By now, the trainee teachers in placement on our teacher education programme start to increase the number of hours they are teaching. It can be a challenging time as that teacher begins to face the demands and complexity of teaching. 

So here are two areas of advice from a teacher educator that I hope will help you through these potentially taxing times.

You may be feeling “out of control” as you face the challenges of ordering your thoughts, communicating ideas and concepts with clarity and precision, following your lesson plan, behaviour-managing your group, remembering to question or stretch students and assess how much they are learning. Cognitively, there is a lot going on, so be kind to yourself, acknowledge this and look for strategies to help you face the challenge.

Tips for trainee teachers

Classroom routines

One of the things I did as a new teacher was to develop a “routine” of things I did in my classroom that set both the learning environment and myself up ready for the session. I still follow a version of it today - if for no other reason than it is familiar and gets my head in the right space. More recently, I have watched a Chartered College of Teachers newly qualified teacher webinar by Doug Lemov taking the audience through his classroom strategies. 


Teacher training: More than 600 get new FE bursary

More from this author: Teacher training: 4 tips for mentors

Background: Why we need to recognise teacher expertise in colleges


The NQTs were really enthused about what were essentially routines developed to help teachers deal with the myriad of concerns you may have in a classroom, such as communicating the content, expectations and methods of feedback for a task.
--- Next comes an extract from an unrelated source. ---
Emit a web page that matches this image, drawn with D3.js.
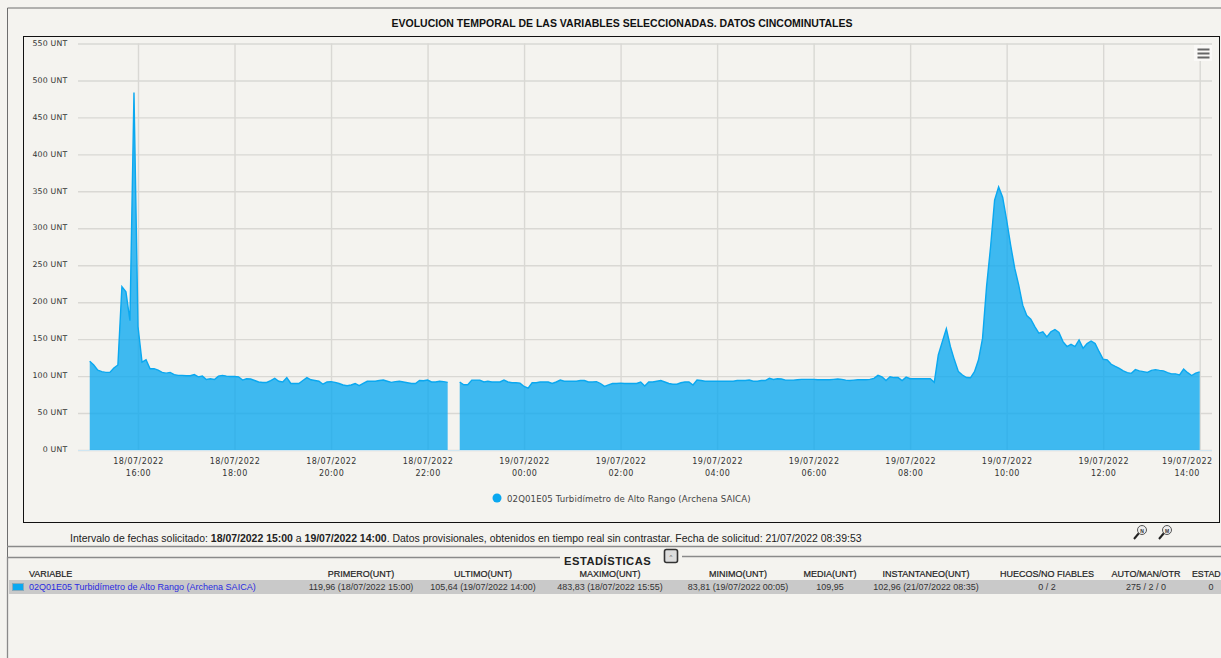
<!DOCTYPE html>
<html lang="es"><head><meta charset="utf-8">
<style>
html,body{margin:0;padding:0;background:#f4f3ef;overflow:hidden}
svg{display:block}
text{font-family:"Liberation Sans",Arial,sans-serif}
.tick text,.leg{font-family:"DejaVu Sans",Verdana,sans-serif}
</style>
<script src="https://cdn.jsdelivr.net/npm/d3@7/dist/d3.min.js"></script>
</head><body><svg id="c" width="1221" height="658"></svg>
<script>
const chartTitle = "EVOLUCION TEMPORAL DE LAS VARIABLES SELECCIONADAS. DATOS CINCOMINUTALES";
const seriesName = "02Q01E05 Turbidímetro de Alto Rango (Archena SAICA)";
const startTime = "2022-07-18T15:00:00";
const stepMinutes = 5;
// one row per hour, 5-minute samples
const h15 = [119.96,115,108,106,105,105,111,115,221,214,175,483.83];
const h16 = [167,119,122,110,110,108,105,104,105,102,101,101];
const h17 = [100.5,100.5,102,99,100,95.5,96.4,95.5,100,101,100,99.5];
const h18 = [99.5,99,94.6,96.4,96,94,92,91.4,91.4,94,97,93];
const h19 = [92,98,90,90,90,94,98,95,94,93,89,92];
const h20 = [92.5,91.5,90,88,87,88,90,87,90,93,93,93];
const h21 = [94,94.6,93,91.5,92.5,93,92,91,90,90,94,93.7];
const h22 = [94.6,92,92,93,92.5,91.5,null,null,92,88.3,88.3,94.6];
const h23 = [94.6,94.6,92,93,92,92,92,94.6,92,91,91,90.5];
const h00 = [86,83.81,91,91,92,92,92,90,92,94.6,93,93];
const h01 = [93,93,94,94,92,92,92.5,90,86,88,90,90];
const h02 = [90.5,90,90,90,90,92,86.5,92,92,93,94,92];
const h03 = [90,89,89,91,92,92,88,94.6,94,93,93,93];
const h04 = [93,93,93,93,93,94,94,94,94.6,93,93,94];
const h05 = [94,97,95.5,96.4,96,94.6,94.6,94.6,95,95.5,95.5,95.5];
const h06 = [95.5,95,95,95,95,95.5,96,95.5,94.6,94,94.6,95];
const h07 = [95,95,95.5,97,101,99,94,99,98,98,94,98.6];
const h08 = [96.4,96.4,96.4,96.4,96.4,96.4,91.6,128.5,146.6,164,140,122];
const h09 = [106,101.5,98,97.7,106,122,151,221,275,338,356,342];
const h10 = [311,277,246,223,196,182,177,167,158,160,153,160];
const h11 = [163,159,146.6,140,143,140,149,137.6,144,147.5,144,133];
const h12 = [122.7,122,116,113,110.5,107,104.6,103.7,108.7,107,106,105];
const h13 = [107.7,108.7,107.7,107,104.6,103,103,101.5,109.5,104.6,100.8,104];
const h14 = [105.64];
const seriesValues = [h15,h16,h17,h18,h19,h20,h21,h22,h23,h00,h01,h02,h03,h04,h05,h06,h07,h08,h09,h10,h11,h12,h13,h14].flat();

const yTicks = [0,50,100,150,200,250,300,350,400,450,500,550];
const xTickTimes = ["2022-07-18T16:00:00","2022-07-18T18:00:00","2022-07-18T20:00:00","2022-07-18T22:00:00","2022-07-19T00:00:00","2022-07-19T02:00:00","2022-07-19T04:00:00","2022-07-19T06:00:00","2022-07-19T08:00:00","2022-07-19T10:00:00","2022-07-19T12:00:00","2022-07-19T14:00:00"];

const tableHeaders = ["PRIMERO(UNT)","ULTIMO(UNT)","MAXIMO(UNT)","MINIMO(UNT)","MEDIA(UNT)","INSTANTANEO(UNT)","HUECOS/NO FIABLES","AUTO/MAN/OTR"];
const tableRow = ["119,96 (18/07/2022 15:00)","105,64 (19/07/2022 14:00)","483,83 (18/07/2022 15:55)","83,81 (19/07/2022 00:05)","109,95","102,96 (21/07/2022 08:35)","0 / 2","275 / 2 / 0"];
const tableCentres = [361,483,610,738,830,926,1047,1146];

const svg = d3.select("#c");
const BG="#f4f3ef", BLUE="#0aa8f0", GRID="#d9d8d4";
const parse = s => new Date(s);
const t0 = parse(startTime);
const points = seriesValues.map((v,i)=>({t:new Date(t0.getTime()+i*stepMinutes*60000),v}));

const x = d3.scaleTime().domain([parse(xTickTimes[0]),parse(xTickTimes[11])]).range([138,1199.7]);
const y = d3.scaleLinear().domain([0,550]).range([450,43.5]);

// page frame
svg.append("path").attr("d","M7.5,658V8H1221").attr("fill","none").attr("stroke","#6e6e6e");
svg.append("rect").attr("x",23.5).attr("y",36.5).attr("width",1196).attr("height",486).attr("fill",BG).attr("stroke","#111");
svg.append("text").attr("x",622).attr("y",27).attr("text-anchor","middle").attr("font-size",10.5).attr("font-weight","bold").attr("fill","#111").text(chartTitle);

// axes
const gy = svg.append("g").attr("transform","translate(78,0)")
  .call(d3.axisLeft(y).tickValues(yTicks).tickSize(-1134).tickPadding(10.5).tickFormat(d=>d+" UNT"));
gy.select(".domain").remove();
gy.selectAll("line").attr("stroke",GRID).attr("stroke-width",1.4);
gy.selectAll("text").attr("font-size",7.8).attr("fill","#333").attr("letter-spacing",.2).attr("dy","0.22em");

const gx = svg.append("g").attr("transform","translate(0,450)")
  .call(d3.axisBottom(x).tickValues(xTickTimes.map(parse)).tickSize(-406.5).tickPadding(9).tickFormat(()=>""));
gx.select(".domain").remove();
gx.selectAll("line").attr("stroke",GRID).attr("stroke-width",1.4);
const fDate=d3.timeFormat("%d/%m/%Y"), fHour=d3.timeFormat("%H:%M");
gx.selectAll(".tick text").attr("font-size",8).attr("fill","#333").attr("letter-spacing",.45)
  .each(function(d,i){
    const s=d3.select(this);
    // the last label is pulled inwards to stay inside the chart box
    const lx = i===xTickTimes.length-1 ? -13 : 0;
    s.append("tspan").attr("x",lx).attr("dy","0.6em").text(fDate(d));
    s.append("tspan").attr("x",lx).attr("dy","1.5em").text(fHour(d));
  });

// area and line
const defined = d=>d.v!==null;
svg.append("path").datum(points).attr("fill",BLUE).attr("fill-opacity",.78)
  .attr("d",d3.area().defined(defined).x(d=>x(d.t)).y0(y(0)).y1(d=>y(d.v)));
svg.append("path").datum(points).attr("fill","none").attr("stroke",BLUE).attr("stroke-width",1.4)
  .attr("d",d3.line().defined(defined).x(d=>x(d.t)).y(d=>y(d.v)));
svg.append("line").attr("x1",78).attr("x2",1212).attr("y1",450.5).attr("y2",450.5).attr("stroke","#cfe6f2");

// hamburger
svg.append("rect").attr("x",1194).attr("y",45).attr("width",18).attr("height",16).attr("fill","#faf9f7");
svg.selectAll(".mb").data([49,53,57]).join("rect").attr("class","mb").attr("x",1197.5).attr("y",d=>d-.5).attr("width",12).attr("height",2).attr("fill","#666");

// legend
svg.append("circle").attr("cx",497).attr("cy",498).attr("r",4.5).attr("fill",BLUE);
svg.append("text").attr("class","leg").attr("x",507).attr("y",502).attr("font-size",8.6).attr("font-weight","500").attr("fill","#444").attr("letter-spacing",.1).text(seriesName);

// footer note
const note=svg.append("text").attr("x",70).attr("y",542).attr("font-size",10.47).attr("fill","#222");
note.append("tspan").text("Intervalo de fechas solicitado: ");
note.append("tspan").attr("font-weight","bold").text("18/07/2022 15:00");
note.append("tspan").text(" a ");
note.append("tspan").attr("font-weight","bold").text("19/07/2022 14:00");
note.append("tspan").text(". Datos provisionales, obtenidos en tiempo real sin contrastar. Fecha de solicitud: 21/07/2022 08:39:53");

// magnifiers
[1140,1165].forEach((cx,i)=>{
  const g=svg.append("g").attr("transform",`translate(${cx},532)`);
  g.append("line").attr("x1",-6).attr("y1",7).attr("x2",-1).attr("y2",1).attr("stroke","#222").attr("stroke-width",2);
  g.append("circle").attr("cx",2).attr("cy",-2).attr("r",4.5).attr("fill","#eee").attr("stroke","#555");
  g.append("text").attr("x",2).attr("y",0.5).attr("text-anchor","middle").attr("font-size",5).attr("font-weight","bold").attr("fill","#333").text(i?"M":"N");
});

// statistics panel
svg.append("line").attr("x1",7).attr("x2",1221).attr("y1",546.5).attr("y2",546.5).attr("stroke","#8a8a8a").attr("stroke-width",1.3);
svg.append("path").attr("d","M7.5,658V557.5H560M682,556.5H1221").attr("fill","none").attr("stroke","#8a8a8a").attr("stroke-width",1.3);
svg.append("text").attr("x",564).attr("y",565).attr("font-size",11.2).attr("font-weight","bold").attr("letter-spacing",.5).attr("fill","#222").text("ESTADÍSTICAS");
svg.append("rect").attr("x",664.5).attr("y",549.5).attr("width",13).attr("height",13).attr("rx",2).attr("fill","#ddd").attr("stroke","#333").attr("stroke-width",1.6);
svg.append("text").attr("x",671).attr("y",558.5).attr("text-anchor","middle").attr("font-size",6).attr("fill","#555").text("^");

svg.append("rect").attr("x",9).attr("y",580).attr("width",1212).attr("height",14).attr("fill","#c9c9c9");
svg.append("rect").attr("x",12.5).attr("y",583.5).attr("width",11).attr("height",7).attr("fill",BLUE).attr("stroke","#8ab");
svg.append("text").attr("x",29).attr("y",577).attr("font-size",9).attr("fill","#222").attr("stroke","#222").attr("stroke-width",.2).text("VARIABLE");
svg.append("text").attr("x",29).attr("y",590).attr("font-size",9).attr("fill","#2a2ae0").text(seriesName);
svg.selectAll(".th").data(tableHeaders).join("text").attr("class","th").attr("x",(d,i)=>tableCentres[i]).attr("y",577)
  .attr("text-anchor","middle").attr("font-size",9).attr("fill","#222").attr("stroke","#222").attr("stroke-width",.2).text(d=>d);
svg.selectAll(".td").data(tableRow).join("text").attr("class","td").attr("x",(d,i)=>tableCentres[i]).attr("y",590)
  .attr("text-anchor","middle").attr("font-size",8.95).attr("fill","#333").text(d=>d);
svg.append("text").attr("x",1192).attr("y",577).attr("font-size",8.8).attr("fill","#222").attr("stroke","#222").attr("stroke-width",.2).text("ESTAD");
svg.append("text").attr("x",1211).attr("y",590).attr("text-anchor","middle").attr("font-size",8.95).attr("fill","#333").text("0");
</script></body></html>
I think these are very much the kind of routines that can help a training teacher deal with some of the complexities they face and you don’t need to watch huge numbers of other teachers like Doug Lemov did in order to develop a few of your own.

Be kind, but honest

You may be facing what I find the worst of all experiences for the teacher:  that class that is just going “wrong”. You may be trying your darndest, but the learning experience is just not what you had planned and you are losing the learners. This is an awful experience and, believe me, it is one that will persist throughout your career from time to time. It never feels nice and, and as long as you are constantly working to put it right, one that can never be your “fault”. If this is where you are, or when you get there, my best piece of advice is to be kind to yourself, while also being honest.
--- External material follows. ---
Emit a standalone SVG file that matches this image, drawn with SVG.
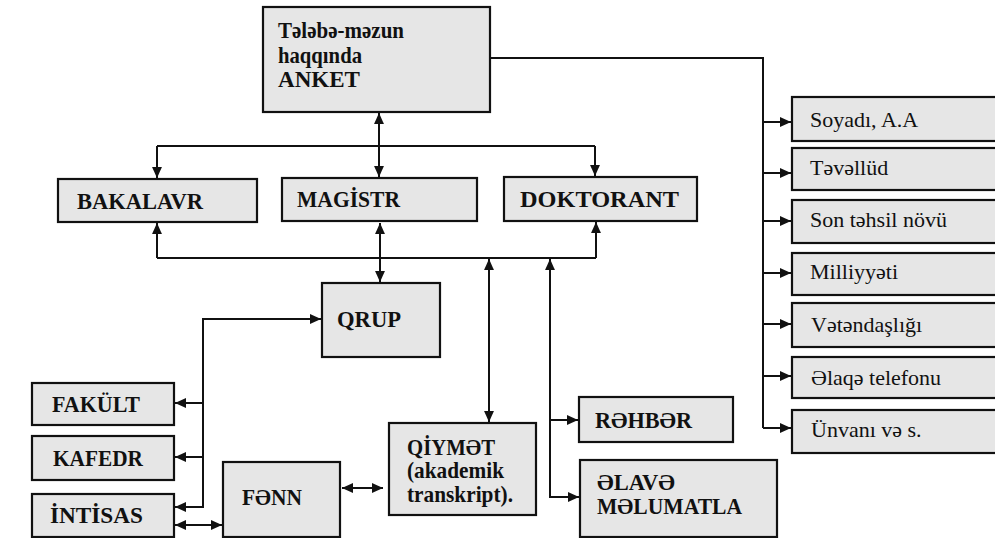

By being kind to yourself I mean don’t wear a hair shirt or beat yourself up. This won’t improve things for you or your students. Do take a bit of time for head space, talk to a mentor or to someone from teacher education - they may be able to offer help or may even have seen or experienced the problem themselves. After that, you need to be honest with yourself about where things are going wrong. Again, this may involve talking to your mentor and it probably should involve asking your students. It could also be looking back over your lesson plan to analyse what has gone wrong and putting in place something to try to address the problem.

When you ask your students for feedback, be ready and try to see comments as not personal to yourself. Learners can be blunt and often only see things from their own perspective. This is one of the most difficult challenges of teaching - because criticism can sting. 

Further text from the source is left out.